We began our formal work with young women in 2010. However, the majority of the colleagues that are participating now in Yocoyani were part of the IngacionMartín-Baró Brigade, which was born in Guadalajara City in the state of Jalisco. This brigade was born in January, 1999 at a call of the Ejército Zapatista de Liberación Nacional (EZLN) to carry out the National Consultation on Indigenous Law and Culture against the genocide war. Since the beginning, in the different activities that we undertook in the Brigade we put special interest in gender issues and in working with women as the majority of the participants were women between 20 and 30 years old. In Yocoyani we consider that as long as the sex-gender power system exists nor women nor men will be able to be free. Thus we started the project’s work with women with a feminist perspective. Yocoyani is composed by women and men university students and professionals committed with building and visibilizing egalitarian relationships between women and men. To us feminism is a social and political movement, a theory, it’s a new way of living, it’s a different way to relate between women and men, women and women, men and men. Feminism fights for dismantling the patriarchal system, that mode of domination of men over women which undermines them. As such, feminism allows us to visibilize women as historic agents/subjects and creators of actuality. Feminism strongly questions power structures and it’s a fundamental tool to fight against the neoliberal capitalist system. In Marcela Lagarde’s words, feminism characterizes itself by promoting“relationships where no one exercises sexual power or gendered over other/s” But above all, for us feminism represents the hope that is possible to build a world in which many other worlds have place.

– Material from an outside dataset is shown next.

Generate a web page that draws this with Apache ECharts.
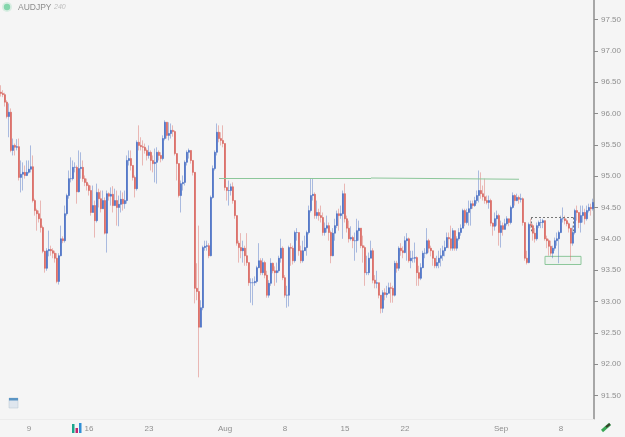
<!DOCTYPE html>
<html>
<head>
<meta charset="utf-8">
<style>
  html, body { margin: 0; padding: 0; background: #f5f5f5; }
  #chart { width: 625px; height: 437px; }
</style>
<script src="https://cdn.jsdelivr.net/npm/echarts@6/dist/echarts.min.js"></script>
</head>
<body>
<div id="chart"></div>
<script>
// AUDJPY, 240-minute candles. Each open continues from the previous close.
const firstOpen = 96.34;

const closes = [
  96.32,96.30,96.18,95.95,96.02,95.41,95.49,95.46,95.47,94.98,
  95.03,95.06,95.01,95.06,95.11,95.15,94.61,94.45,94.40,94.32,
  94.18,93.80,93.53,93.81,93.83,93.81,93.77,93.69,93.32,93.73,
  94.00,93.97,94.40,94.69,94.96,94.96,95.14,95.14,94.75,95.12,
  95.14,94.96,94.90,94.85,94.77,94.42,94.53,94.29,94.74,94.64,
  94.48,94.61,94.09,94.72,94.68,94.71,94.53,94.61,94.50,94.55,
  94.63,94.56,94.61,95.25,95.28,95.17,94.98,94.80,95.54,95.49,
  95.47,95.46,95.41,95.33,95.38,95.25,95.20,95.22,95.38,95.33,
  95.28,95.60,95.86,95.65,95.68,95.73,95.71,95.36,95.20,94.69,
  94.88,94.90,95.22,95.38,95.41,95.25,95.06,93.21,93.16,92.59,
  92.90,93.86,93.88,93.89,93.73,94.66,95.12,95.38,95.70,95.60,
  95.57,95.52,94.82,94.77,94.77,94.83,94.61,94.37,93.93,93.86,
  93.81,93.85,93.73,93.62,93.30,93.30,93.30,93.32,93.54,93.65,
  93.46,93.62,93.42,93.10,93.29,93.61,93.49,93.46,93.49,93.69,
  93.85,93.38,93.10,93.10,93.86,93.85,93.65,94.10,94.10,93.81,
  93.65,93.81,93.86,94.10,94.45,94.69,94.71,94.37,94.42,94.37,
  94.34,94.10,94.17,94.21,94.10,93.73,94.09,94.21,94.40,94.37,
  94.40,94.72,94.32,94.17,94.00,94.02,93.97,93.97,94.13,94.17,
  93.89,93.86,93.46,93.46,93.69,93.81,93.34,93.29,93.30,93.10,
  92.89,93.14,93.11,93.13,93.22,93.21,93.10,93.61,93.53,93.85,
  93.81,93.78,93.97,94.00,93.65,93.69,93.69,93.70,93.46,93.37,
  93.54,93.77,93.77,93.97,93.85,93.81,93.69,93.57,93.62,93.69,
  93.73,93.81,93.86,94.02,94.00,93.85,94.13,93.85,94.00,94.10,
  94.17,94.45,94.26,94.42,94.48,94.56,94.53,94.61,94.69,94.77,
  94.72,94.67,94.61,94.58,94.61,94.25,94.20,94.32,94.37,94.10,
  94.21,94.15,94.24,94.32,94.26,94.50,94.69,94.61,94.66,94.63,
  94.64,94.26,93.69,93.62,94.23,94.21,94.09,94.00,94.21,94.26,
  94.26,94.29,94.00,93.97,93.88,93.77,93.85,93.97,94.00,94.10,
  94.32,94.32,94.29,94.24,94.17,93.93,94.10,94.45,94.42,94.26,
  94.37,94.42,94.32,94.45,94.50,94.48,94.58
];

const highs = [
  96.45,96.37,96.33,96.21,96.16,96.08,95.60,95.52,95.59,95.60,
  95.25,95.22,95.17,95.25,95.25,95.49,95.33,94.64,94.48,94.45,
  94.61,94.21,93.81,93.85,94.13,93.89,93.85,93.81,93.77,93.77,
  94.21,94.04,94.53,94.72,95.09,95.30,95.25,95.22,95.17,95.41,
  95.38,95.25,95.01,94.96,94.88,94.85,94.85,94.61,94.88,94.80,
  94.77,94.77,94.66,94.77,94.74,94.82,94.84,94.80,94.77,94.69,
  94.77,94.74,94.77,95.33,95.41,95.41,95.17,95.01,95.57,95.81,
  95.62,95.57,95.52,95.44,95.49,95.41,95.33,95.44,95.46,95.41,
  95.38,95.65,95.89,95.86,95.86,95.84,95.81,95.73,95.33,95.17,
  94.93,95.01,95.25,95.41,95.44,95.41,95.25,95.06,93.61,94.21,
  93.02,93.89,93.97,93.97,93.93,94.69,95.17,95.41,95.84,95.81,
  95.70,95.81,95.52,94.82,94.93,94.88,94.90,94.61,94.37,93.97,
  94.09,93.97,93.89,94.09,93.62,93.37,93.37,93.40,93.57,93.93,
  93.69,93.69,93.65,93.49,93.34,93.69,93.62,93.56,93.62,93.73,
  94.00,93.88,93.42,93.25,93.89,93.93,93.89,94.13,94.17,94.10,
  93.89,93.97,94.05,94.13,94.53,94.96,94.96,94.74,94.61,94.48,
  94.53,94.42,94.26,94.37,94.26,94.13,94.17,94.32,94.45,94.48,
  94.53,94.77,94.88,94.37,94.29,94.20,94.05,94.10,94.32,94.29,
  94.17,94.05,93.89,93.73,93.78,93.97,93.85,93.42,93.49,93.30,
  93.10,93.18,93.21,93.25,93.30,93.30,93.25,93.65,93.65,93.88,
  93.93,93.88,94.04,94.09,94.02,93.81,93.81,93.94,93.72,93.57,
  93.61,93.81,93.85,94.17,94.00,93.89,93.81,93.69,93.73,93.81,
  93.85,93.89,93.97,94.10,94.10,94.21,94.17,94.05,94.04,94.17,
  94.23,94.48,94.48,94.48,94.61,94.61,94.61,94.67,94.77,95.09,
  95.06,94.85,94.96,94.69,94.69,94.64,94.26,94.42,94.45,94.40,
  94.29,94.26,94.32,94.36,94.32,94.53,94.74,94.71,94.72,94.69,
  94.72,94.66,94.26,93.81,94.26,94.32,94.24,94.17,94.26,94.29,
  94.32,94.32,94.26,94.05,94.00,93.97,93.89,94.02,94.10,94.13,
  94.37,94.50,94.37,94.32,94.26,94.17,94.21,94.48,94.53,94.42,
  94.53,94.53,94.48,94.53,94.56,94.56,94.64
];

const lows = [
  96.27,96.26,96.11,95.92,95.62,95.38,95.33,95.33,95.41,94.93,
  94.74,94.77,94.96,95.00,95.04,95.06,94.58,94.37,94.13,94.26,
  94.10,93.77,93.46,93.49,93.72,93.73,93.69,93.62,93.29,93.27,
  93.72,93.93,93.94,94.37,94.64,94.90,94.93,95.06,94.56,94.74,
  94.96,94.91,94.84,94.77,94.69,94.37,94.42,94.02,94.26,94.50,
  94.42,94.53,94.07,93.78,94.61,94.53,94.42,94.53,94.21,94.20,
  94.42,94.45,94.48,94.56,95.17,95.09,94.93,94.66,94.77,95.41,
  95.41,95.17,95.36,95.25,95.28,95.09,95.06,94.90,94.88,95.25,
  95.22,95.25,95.57,95.60,95.57,95.60,95.63,95.33,94.93,94.66,
  94.42,94.77,94.85,95.17,95.28,95.20,95.01,92.97,93.02,91.79,
  92.62,92.86,93.81,93.81,93.69,93.72,94.64,95.09,95.33,95.54,
  95.49,95.46,94.77,94.61,94.53,94.69,94.56,94.32,93.89,93.62,
  93.69,93.62,93.57,93.57,93.25,92.98,92.94,93.25,93.29,93.53,
  93.42,93.42,93.37,93.06,93.06,93.25,93.45,93.25,93.30,93.46,
  93.62,93.34,93.06,92.90,92.92,93.57,93.59,93.62,93.97,93.73,
  93.61,93.62,93.81,93.73,94.07,94.42,94.61,94.32,94.32,94.29,
  94.26,94.05,94.05,94.10,93.97,93.61,93.72,93.97,94.17,94.13,
  94.32,94.00,94.26,94.10,93.94,93.97,93.85,93.65,93.78,93.97,
  93.85,93.62,93.25,93.42,93.42,93.69,93.29,93.21,93.21,93.05,
  92.81,92.82,93.02,93.06,93.14,92.98,92.98,93.08,93.46,93.49,
  93.73,93.69,93.77,93.65,93.62,93.53,93.62,93.62,93.25,93.25,
  93.34,93.53,93.69,93.75,93.78,93.72,93.57,93.53,93.53,93.53,
  93.56,93.65,93.72,93.85,93.85,93.81,93.81,93.81,93.81,93.97,
  94.05,94.17,94.20,94.23,94.21,94.21,94.48,94.51,94.56,94.58,
  94.64,94.61,94.56,94.55,94.48,94.20,94.05,94.13,94.21,93.89,
  93.86,94.05,94.17,94.21,94.20,94.23,94.48,94.53,94.60,94.56,
  94.58,94.21,93.65,93.59,93.61,94.17,93.97,93.94,93.97,94.17,
  94.17,94.17,93.97,93.85,93.73,93.73,93.69,93.81,93.89,93.61,
  94.09,94.26,94.23,94.20,94.10,93.65,93.89,94.07,94.29,94.17,
  94.10,94.26,94.23,94.29,94.42,94.37,94.45
];

// Date labels along the bottom and the bars they sit under.
const dateTickBars = [14, 44, 74, 112, 142, 172, 202, 250, 280];
const dateTickLabels = ['9', '16', '23', 'Aug', '8', '15', '22', 'Sep', '8'];
const priceTicks = [91.5, 92, 92.5, 93, 93.5, 94, 94.5, 95, 95.5, 96, 96.5, 97, 97.5];

// Hand-drawn annotations: [bar, price] endpoints.
const resistanceLine = [[109, 94.97], [185, 94.97], [259, 94.95]];
const dashedBoxTop = 94.34, dashedBoxSideEnd = 94.12, dashedBoxBars = [265, 286];
const supportBox = { bars: [272, 290], top: 93.72, bottom: 93.59 };

const UP_COLOR = '#4169c2', DOWN_COLOR = '#d8615a';
const UP_WICK = 'rgba(65,105,194,0.42)', DOWN_WICK = 'rgba(216,97,90,0.42)';
const GREEN = '#8cc79a', DASH = '#777777', AXIS_TEXT = '#8f8f8f';

const categories = closes.map((_, i) => 'bar' + i);
const opens = closes.map((_, i) => (i === 0 ? firstOpen : closes[i - 1]));
const ohlc = closes.map((c, i) => [
  opens[i], c,
  Math.min(lows[i], opens[i], c),
  Math.max(highs[i], opens[i], c)
]);
// Bodies are drawn on top of the paler full-range wicks.
const bodies = closes.map((c, i) => [opens[i], c, Math.min(opens[i], c), Math.max(opens[i], c)]);
const labelFor = new Map(dateTickBars.map((b, k) => [b, dateTickLabels[k]]));

const segment = (a, b, style) => [
  { coord: a, lineStyle: style },
  { coord: b }
];

const chart = echarts.init(document.getElementById('chart'), null, { renderer: 'canvas' });
chart.setOption({
  animation: false,
  backgroundColor: '#f5f5f5',
  textStyle: { fontFamily: '"Liberation Sans", Arial, sans-serif' },
  grid: { left: 0, right: 31, top: 0, bottom: 18 },
  xAxis: {
    type: 'category',
    data: categories,
    boundaryGap: true,
    axisLine: { lineStyle: { color: '#ececec', width: 1 } },
    axisTick: { show: false },
    splitLine: { show: false },
    axisLabel: {
      interval: (i) => labelFor.has(i),
      formatter: (_, i) => labelFor.get(i) || '',
      color: AXIS_TEXT,
      fontSize: 8,
      margin: 6,
      hideOverlap: false
    }
  },
  yAxis: {
    type: 'value',
    position: 'right',
    min: 91.125,
    max: 97.81,
    scale: true,
    axisLine: { show: true, lineStyle: { color: '#8c8c8c', width: 1.5 } },
    axisTick: { show: true, length: 4, inside: false, customValues: priceTicks, lineStyle: { color: '#8c8c8c' } },
    splitLine: { show: false },
    axisLabel: {
      customValues: priceTicks,
      formatter: (v) => v.toFixed(2),
      color: AXIS_TEXT,
      fontSize: 8,
      margin: 7
    }
  },
  series: [{
    type: 'candlestick',
    name: 'AUDJPY range',
    data: ohlc,
    barWidth: 1,
    large: false,
    progressive: 0,
    clip: true,
    itemStyle: {
      color: UP_WICK,
      color0: DOWN_WICK,
      borderColor: UP_WICK,
      borderColor0: DOWN_WICK,
      borderWidth: 1
    },
    markLine: {
      silent: true,
      symbol: 'none',
      animation: false,
      label: { show: false },
      data: [
        segment(resistanceLine[0], resistanceLine[1], { color: GREEN, width: 1, type: 'solid' }),
        segment(resistanceLine[1], resistanceLine[2], { color: GREEN, width: 1, type: 'solid' }),
        segment([dashedBoxBars[0], dashedBoxTop], [dashedBoxBars[1], dashedBoxTop], { color: DASH, width: 1, type: [2, 2] }),
        segment([dashedBoxBars[0], dashedBoxTop], [dashedBoxBars[0], dashedBoxSideEnd], { color: DASH, width: 1, type: [2, 2] }),
        segment([dashedBoxBars[1], dashedBoxTop], [dashedBoxBars[1], dashedBoxSideEnd], { color: DASH, width: 1, type: [2, 2] })
      ]
    },
    markArea: {
      silent: true,
      animation: false,
      label: { show: false },
      itemStyle: { color: 'rgba(140,199,154,0.06)', borderColor: GREEN, borderWidth: 1 },
      data: [[
        { coord: [supportBox.bars[0], supportBox.top] },
        { coord: [supportBox.bars[1], supportBox.bottom] }
      ]]
    }
  }, {
    type: 'candlestick',
    name: 'AUDJPY body',
    data: bodies,
    barWidth: 2,
    large: false,
    progressive: 0,
    clip: true,
    itemStyle: {
      color: UP_COLOR,
      color0: DOWN_COLOR,
      borderColor: UP_COLOR,
      borderColor0: DOWN_COLOR,
      borderWidth: 0.6
    }
  }],
  graphic: [
    // Symbol status dot and title
    { type: 'circle', shape: { cx: 7, cy: 7, r: 3.2 }, style: { fill: '#85d6ad' }, silent: true },
    { type: 'circle', shape: { cx: 7, cy: 7, r: 5 }, style: { fill: 'rgba(133,214,173,0.25)' }, silent: true },
    { type: 'text', left: 18, top: 3, style: { text: 'AUDJPY', fill: '#8d8d8d', font: '8.5px "Liberation Sans", Arial, sans-serif' }, silent: true },
    { type: 'text', left: 54, top: 4, style: { text: '240', fill: '#bdbdbd', font: 'italic 7px "Liberation Sans", Arial, sans-serif' }, silent: true },
    // Calendar button
    { type: 'rect', shape: { x: 9, y: 398, width: 9, height: 10 }, style: { fill: '#dfe6ee', stroke: '#b7c4d1', lineWidth: 0.5 }, silent: true },
    { type: 'rect', shape: { x: 9, y: 398, width: 9, height: 2.5 }, style: { fill: '#5b95c4' }, silent: true },
    // Bar-chart button beside the "16" label
    { type: 'rect', shape: { x: 72, y: 424, width: 2.5, height: 9 }, style: { fill: '#1ba58c' }, silent: true },
    { type: 'rect', shape: { x: 75.5, y: 428, width: 2.5, height: 5 }, style: { fill: '#c0266d' }, silent: true },
    { type: 'rect', shape: { x: 79, y: 423, width: 2.5, height: 10 }, style: { fill: '#2f8fd6' }, silent: true },
    // Pencil button in the corner
    { type: 'line', shape: { x1: 602, y1: 431, x2: 610, y2: 424 }, style: { stroke: '#3aa655', lineWidth: 3 }, silent: true },
    { type: 'line', shape: { x1: 606, y1: 427, x2: 610, y2: 424 }, style: { stroke: '#3a3a2a', lineWidth: 2 }, silent: true }
  ]
});
</script>
</body>
</html>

What activities have you carried out with FRIDA’s support?
Nowadays, we are able to undertake two projects. The first focuses on participation with a group of women in a low-income neighborhood called “La Duraznera”, located in Tlaquepaque, in the city outskirts. The other project is the one that we do with the zapatistas’ women in the indigenous communities.
Why are these initiatives special?
These types of initiatives allowed us to, in a first moment, to establish a close relationship with vulnerable groups. This is both in Guadalajara’s metropolitan area as well as in the Municipality of Morelia in Chiapas.

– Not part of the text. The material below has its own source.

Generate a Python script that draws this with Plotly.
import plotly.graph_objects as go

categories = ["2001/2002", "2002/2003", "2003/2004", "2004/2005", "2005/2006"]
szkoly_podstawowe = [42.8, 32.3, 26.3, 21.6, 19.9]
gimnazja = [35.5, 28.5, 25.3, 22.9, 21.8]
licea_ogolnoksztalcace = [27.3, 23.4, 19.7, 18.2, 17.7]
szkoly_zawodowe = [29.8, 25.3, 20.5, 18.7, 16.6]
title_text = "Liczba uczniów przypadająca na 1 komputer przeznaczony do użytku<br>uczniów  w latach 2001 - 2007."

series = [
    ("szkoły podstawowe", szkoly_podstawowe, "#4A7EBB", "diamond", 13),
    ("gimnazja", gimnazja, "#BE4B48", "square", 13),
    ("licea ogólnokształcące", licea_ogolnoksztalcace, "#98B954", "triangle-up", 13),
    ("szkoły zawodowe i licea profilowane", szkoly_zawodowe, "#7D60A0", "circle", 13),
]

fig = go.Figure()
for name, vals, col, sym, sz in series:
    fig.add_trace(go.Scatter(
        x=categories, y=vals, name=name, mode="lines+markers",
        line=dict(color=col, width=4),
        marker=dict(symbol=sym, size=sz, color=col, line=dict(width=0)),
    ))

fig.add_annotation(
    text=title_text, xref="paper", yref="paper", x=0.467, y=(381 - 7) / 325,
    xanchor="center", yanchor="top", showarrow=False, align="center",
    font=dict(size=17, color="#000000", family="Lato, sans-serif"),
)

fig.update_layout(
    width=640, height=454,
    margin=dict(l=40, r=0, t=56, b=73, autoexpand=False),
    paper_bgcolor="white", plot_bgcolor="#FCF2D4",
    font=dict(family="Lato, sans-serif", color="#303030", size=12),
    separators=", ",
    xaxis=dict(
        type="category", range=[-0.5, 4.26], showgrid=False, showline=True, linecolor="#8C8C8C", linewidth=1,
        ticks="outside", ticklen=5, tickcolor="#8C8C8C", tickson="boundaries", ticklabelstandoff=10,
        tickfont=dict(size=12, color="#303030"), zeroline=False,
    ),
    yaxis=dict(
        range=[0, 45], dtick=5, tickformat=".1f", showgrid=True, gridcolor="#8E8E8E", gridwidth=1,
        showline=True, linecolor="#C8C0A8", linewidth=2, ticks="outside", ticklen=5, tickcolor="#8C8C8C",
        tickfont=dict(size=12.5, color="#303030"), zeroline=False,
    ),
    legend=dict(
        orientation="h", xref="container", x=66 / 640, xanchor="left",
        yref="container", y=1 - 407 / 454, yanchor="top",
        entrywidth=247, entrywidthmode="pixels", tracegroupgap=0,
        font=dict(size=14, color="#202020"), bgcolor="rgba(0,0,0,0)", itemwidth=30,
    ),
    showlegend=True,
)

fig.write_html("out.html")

What have been the main achievements and challenges within the project?
The achievements that we have accomplished with FRIDA’s resources are: 1) convene, organize and coordinate a traveling campaign / caravan with more than 40 youth people that started in Chiapas last summer to bring information and workshops to the zapatistas’ autonomous indigenous communities of Morelia; 2) we have related with different groups of vulnerable women and with other civil society organizations that allowed us establishing contacts and get information to grow and expand our impact; 3) we have strengthen a groups of women living in extreme poverty in the urban area near us that today is able to organize, fight and transform thanks to the accompaniment and capacity building process given by the youngest colleagues in our group.